WHAT THE TASK ASKS
Below is a listing; write it out exactly and drop any images from it.
• • • •
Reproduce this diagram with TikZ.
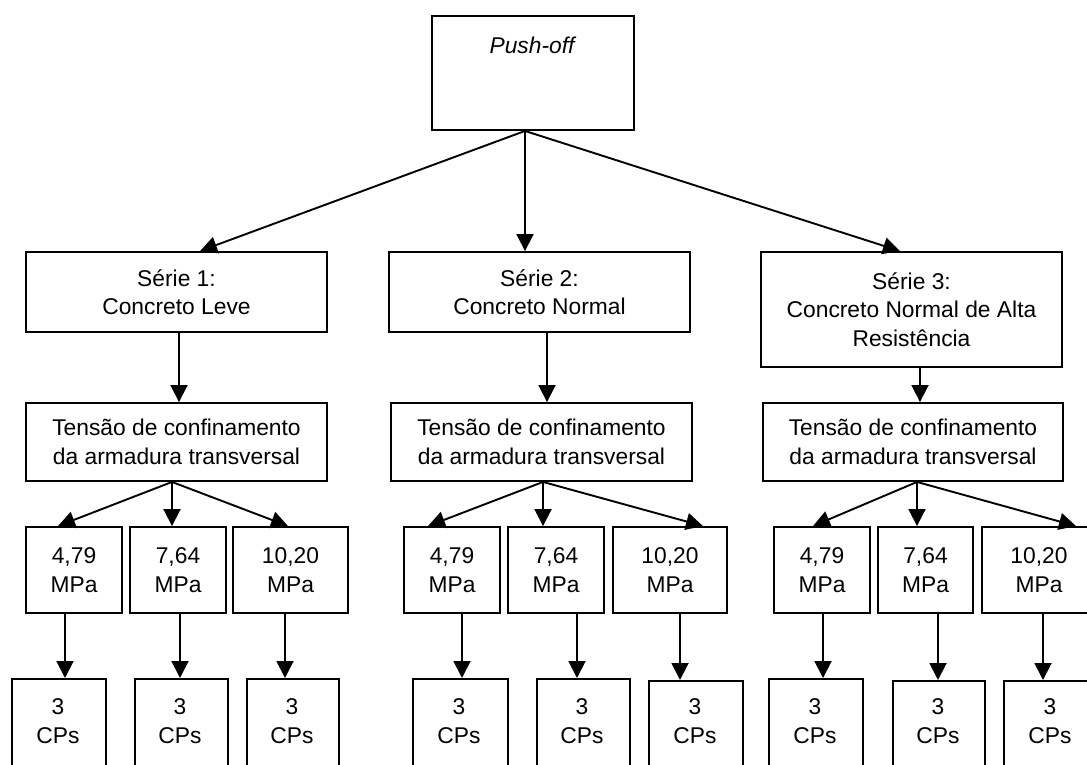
\documentclass[tikz,border=0pt]{standalone}
\usepackage{fontspec}
\setmainfont{Liberation Sans}
\usetikzlibrary{arrows.meta}
\newcommand\diagfont{\fontsize{22.8}{28.5}\selectfont}
\tikzset{
  box/.style={draw, line width=1.9pt, inner sep=0pt, align=center, font=\diagfont, text=black},
  txt/.style={inner sep=0pt, align=center, font=\diagfont},
  arr/.style={-{Triangle[length=17pt,width=17pt]}, line width=1.9pt},
}
\begin{document}
\begin{tikzpicture}[x=1pt,y=-1pt]
\useasboundingbox (0,0) rectangle (1087,765);
\clip (0,0) rectangle (1087,765);
\fill[white] (0,0) rectangle (1087,765);
% top
\node[box, minimum width=202pt, minimum height=114pt] (push) at (533,73) {};
\node[txt] (pushlbl) at (532,45) {\itshape Push-off};
% series
\node[box, minimum width=301pt, minimum height=80pt] (s1) at (176.5,292) {Série 1:\\Concreto Leve};
\node[box, minimum width=301pt, minimum height=80pt] (s2) at (539.5,292) {Série 2:\\Concreto Normal};
\node[box, minimum width=301pt, minimum height=115pt] (s3) at (911.5,309.5) {Série 3:\\Concreto Normal de Alta\\Resistência};
% tension
\node[box, minimum width=301pt, minimum height=78pt] (t1) at (176.5,442) {Tensão de confinamento\\da armadura transversal};
\node[box, minimum width=301pt, minimum height=78pt] (t2) at (541.5,442) {Tensão de confinamento\\da armadura transversal};
\node[box, minimum width=300pt, minimum height=78pt] (t3) at (913,442) {Tensão de confinamento\\da armadura transversal};
% MPa
\node[box, minimum width=96pt, minimum height=86pt] (m1a) at (74,570) {4,79\\MPa};
\node[box, minimum width=96pt, minimum height=86pt] (m1b) at (178,570) {7,64\\MPa};
\node[box, minimum width=115pt, minimum height=86pt] (m1c) at (290.5,570) {10,20\\MPa};
\node[box, minimum width=96pt, minimum height=86pt] (m2a) at (452,570) {4,79\\MPa};
\node[box, minimum width=96pt, minimum height=86pt] (m2b) at (556,570) {7,64\\MPa};
\node[box, minimum width=114pt, minimum height=86pt] (m2c) at (670,570) {10,20\\MPa};
\node[box, minimum width=96pt, minimum height=86pt] (m3a) at (822,570) {4,79\\MPa};
\node[box, minimum width=95pt, minimum height=86pt] (m3b) at (925.5,570) {7,64\\MPa};
\node[box, minimum width=114pt, minimum height=86pt] (m3c) at (1039,570) {10,20\\MPa};
% CPs boxes
\node[box, anchor=north, minimum width=94pt, minimum height=120pt] (c1a) at (59,678) {};
\node[box, anchor=north, minimum width=93pt, minimum height=120pt] (c1b) at (181.5,678) {};
\node[box, anchor=north, minimum width=92pt, minimum height=120pt] (c1c) at (293,678) {};
\node[box, anchor=north, minimum width=95pt, minimum height=120pt] (c2a) at (460.5,678) {};
\node[box, anchor=north, minimum width=93pt, minimum height=120pt] (c2b) at (583.5,678) {};
\node[box, anchor=north, minimum width=94pt, minimum height=120pt] (c2c) at (696,680) {};
\node[box, anchor=north, minimum width=94pt, minimum height=120pt] (c3a) at (816,678) {};
\node[box, anchor=north, minimum width=92pt, minimum height=120pt] (c3b) at (939,680) {};
\node[box, anchor=north, minimum width=94pt, minimum height=120pt] (c3c) at (1051,680) {};
\foreach \n/\x in {c1a/58, c1b/180, c1c/292, c2a/459, c2b/582, c2c/695, c3a/815, c3b/938, c3c/1050}
  \node[txt] (\n txt) at (\x,721) {3\\CPs};
% arrows top
\coordinate (pA) at ([xshift=-8pt]push.south);
\draw[arr] (pA) -- ([xshift=23.5pt]s1.north);
\draw[arr] (pA) -- ([xshift=-14.5pt]s2.north);
\draw[arr] (pA) -- ([xshift=-11.5pt]s3.north);
% series -> tension
\draw[arr] ([xshift=2.5pt]s1.south) -- ([xshift=2.5pt]s1.south |- t1.north);
\draw[arr] ([xshift=7.5pt]s2.south) -- ([xshift=7.5pt]s2.south |- t2.north);
\draw[arr] ([xshift=8.5pt]s3.south) -- ([xshift=8.5pt]s3.south |- t3.north);
% fans
\coordinate (f1) at ([xshift=-4.5pt]t1.south);
\coordinate (f2) at ([xshift=1.5pt]t2.south);
\coordinate (f3) at ([xshift=4pt]t3.south);
\draw[arr] (f1) -- ([xshift=-16pt]m1a.north);
\draw[arr] (f1) -- (f1 |- m1b.north);
\draw[arr] (f1) -- ([xshift=-2.5pt]m1c.north);
\draw[arr] (f2) -- ([xshift=-24pt]m2a.north);
\draw[arr] (f2) -- (f2 |- m2b.north);
\draw[arr] (f2) -- ([xshift=33pt]m2c.north);
\draw[arr] (f3) -- ([xshift=-9pt]m3a.north);
\draw[arr] (f3) -- (f3 |- m3b.north);
\draw[arr] (f3) -- ([xshift=37pt]m3c.north);
% MPa -> CPs
\draw[arr] ([xshift=-9pt]m1a.south) -- ([xshift=-9pt]m1a.south |- c1a.north);
\draw[arr] ([xshift=2pt]m1b.south) -- ([xshift=2pt]m1b.south |- c1b.north);
\draw[arr] ([xshift=-5.5pt]m1c.south) -- ([xshift=-5.5pt]m1c.south |- c1c.north);
\draw[arr] ([xshift=10pt]m2a.south) -- ([xshift=10pt]m2a.south |- c2a.north);
\draw[arr] ([xshift=21pt]m2b.south) -- ([xshift=21pt]m2b.south |- c2b.north);
\draw[arr] ([xshift=10pt]m2c.south) -- ([xshift=10pt]m2c.south |- c2c.north);
\draw[arr] ([xshift=1pt]m3a.south) -- ([xshift=1pt]m3a.south |- c3a.north);
\draw[arr] ([xshift=12.5pt]m3b.south) -- ([xshift=12.5pt]m3b.south |- c3b.north);
\draw[arr] ([xshift=4pt]m3c.south) -- ([xshift=4pt]m3c.south |- c3c.north);
\end{tikzpicture}
\end{document}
• • • •
EXERCISE ANSWER
Reproduce this diagram with TikZ.
\documentclass[tikz,border=0pt]{standalone}
\usepackage{fontspec}
\setmainfont{Liberation Sans}
\usetikzlibrary{arrows.meta}
\newcommand\diagfont{\fontsize{22.8}{28.5}\selectfont}
\tikzset{
  box/.style={draw, line width=1.9pt, inner sep=0pt, align=center, font=\diagfont, text=black},
  txt/.style={inner sep=0pt, align=center, font=\diagfont},
  arr/.style={-{Triangle[length=17pt,width=17pt]}, line width=1.9pt},
}
\begin{document}
\begin{tikzpicture}[x=1pt,y=-1pt]
\useasboundingbox (0,0) rectangle (1087,765);
\clip (0,0) rectangle (1087,765);
\fill[white] (0,0) rectangle (1087,765);
% top
\node[box, minimum width=202pt, minimum height=114pt] (push) at (533,73) {};
\node[txt] (pushlbl) at (532,45) {\itshape Push-off};
% series
\node[box, minimum width=301pt, minimum height=80pt] (s1) at (176.5,292) {Série 1:\\Concreto Leve};
\node[box, minimum width=301pt, minimum height=80pt] (s2) at (539.5,292) {Série 2:\\Concreto Normal};
\node[box, minimum width=301pt, minimum height=115pt] (s3) at (911.5,309.5) {Série 3:\\Concreto Normal de Alta\\Resistência};
% tension
\node[box, minimum width=301pt, minimum height=78pt] (t1) at (176.5,442) {Tensão de confinamento\\da armadura transversal};
\node[box, minimum width=301pt, minimum height=78pt] (t2) at (541.5,442) {Tensão de confinamento\\da armadura transversal};
\node[box, minimum width=300pt, minimum height=78pt] (t3) at (913,442) {Tensão de confinamento\\da armadura transversal};
% MPa
\node[box, minimum width=96pt, minimum height=86pt] (m1a) at (74,570) {4,79\\MPa};
\node[box, minimum width=96pt, minimum height=86pt] (m1b) at (178,570) {7,64\\MPa};
\node[box, minimum width=115pt, minimum height=86pt] (m1c) at (290.5,570) {10,20\\MPa};
\node[box, minimum width=96pt, minimum height=86pt] (m2a) at (452,570) {4,79\\MPa};
\node[box, minimum width=96pt, minimum height=86pt] (m2b) at (556,570) {7,64\\MPa};
\node[box, minimum width=114pt, minimum height=86pt] (m2c) at (670,570) {10,20\\MPa};
\node[box, minimum width=96pt, minimum height=86pt] (m3a) at (822,570) {4,79\\MPa};
\node[box, minimum width=95pt, minimum height=86pt] (m3b) at (925.5,570) {7,64\\MPa};
\node[box, minimum width=114pt, minimum height=86pt] (m3c) at (1039,570) {10,20\\MPa};
% CPs boxes
\node[box, anchor=north, minimum width=94pt, minimum height=120pt] (c1a) at (59,678) {};
\node[box, anchor=north, minimum width=93pt, minimum height=120pt] (c1b) at (181.5,678) {};
\node[box, anchor=north, minimum width=92pt, minimum height=120pt] (c1c) at (293,678) {};
\node[box, anchor=north, minimum width=95pt, minimum height=120pt] (c2a) at (460.5,678) {};
\node[box, anchor=north, minimum width=93pt, minimum height=120pt] (c2b) at (583.5,678) {};
\node[box, anchor=north, minimum width=94pt, minimum height=120pt] (c2c) at (696,680) {};
\node[box, anchor=north, minimum width=94pt, minimum height=120pt] (c3a) at (816,678) {};
\node[box, anchor=north, minimum width=92pt, minimum height=120pt] (c3b) at (939,680) {};
\node[box, anchor=north, minimum width=94pt, minimum height=120pt] (c3c) at (1051,680) {};
\foreach \n/\x in {c1a/58, c1b/180, c1c/292, c2a/459, c2b/582, c2c/695, c3a/815, c3b/938, c3c/1050}
  \node[txt] (\n txt) at (\x,721) {3\\CPs};
% arrows top
\coordinate (pA) at ([xshift=-8pt]push.south);
\draw[arr] (pA) -- ([xshift=23.5pt]s1.north);
\draw[arr] (pA) -- ([xshift=-14.5pt]s2.north);
\draw[arr] (pA) -- ([xshift=-11.5pt]s3.north);
% series -> tension
\draw[arr] ([xshift=2.5pt]s1.south) -- ([xshift=2.5pt]s1.south |- t1.north);
\draw[arr] ([xshift=7.5pt]s2.south) -- ([xshift=7.5pt]s2.south |- t2.north);
\draw[arr] ([xshift=8.5pt]s3.south) -- ([xshift=8.5pt]s3.south |- t3.north);
% fans
\coordinate (f1) at ([xshift=-4.5pt]t1.south);
\coordinate (f2) at ([xshift=1.5pt]t2.south);
\coordinate (f3) at ([xshift=4pt]t3.south);
\draw[arr] (f1) -- ([xshift=-16pt]m1a.north);
\draw[arr] (f1) -- (f1 |- m1b.north);
\draw[arr] (f1) -- ([xshift=-2.5pt]m1c.north);
\draw[arr] (f2) -- ([xshift=-24pt]m2a.north);
\draw[arr] (f2) -- (f2 |- m2b.north);
\draw[arr] (f2) -- ([xshift=33pt]m2c.north);
\draw[arr] (f3) -- ([xshift=-9pt]m3a.north);
\draw[arr] (f3) -- (f3 |- m3b.north);
\draw[arr] (f3) -- ([xshift=37pt]m3c.north);
% MPa -> CPs
\draw[arr] ([xshift=-9pt]m1a.south) -- ([xshift=-9pt]m1a.south |- c1a.north);
\draw[arr] ([xshift=2pt]m1b.south) -- ([xshift=2pt]m1b.south |- c1b.north);
\draw[arr] ([xshift=-5.5pt]m1c.south) -- ([xshift=-5.5pt]m1c.south |- c1c.north);
\draw[arr] ([xshift=10pt]m2a.south) -- ([xshift=10pt]m2a.south |- c2a.north);
\draw[arr] ([xshift=21pt]m2b.south) -- ([xshift=21pt]m2b.south |- c2b.north);
\draw[arr] ([xshift=10pt]m2c.south) -- ([xshift=10pt]m2c.south |- c2c.north);
\draw[arr] ([xshift=1pt]m3a.south) -- ([xshift=1pt]m3a.south |- c3a.north);
\draw[arr] ([xshift=12.5pt]m3b.south) -- ([xshift=12.5pt]m3b.south |- c3b.north);
\draw[arr] ([xshift=4pt]m3c.south) -- ([xshift=4pt]m3c.south |- c3c.north);
\end{tikzpicture}
\end{document}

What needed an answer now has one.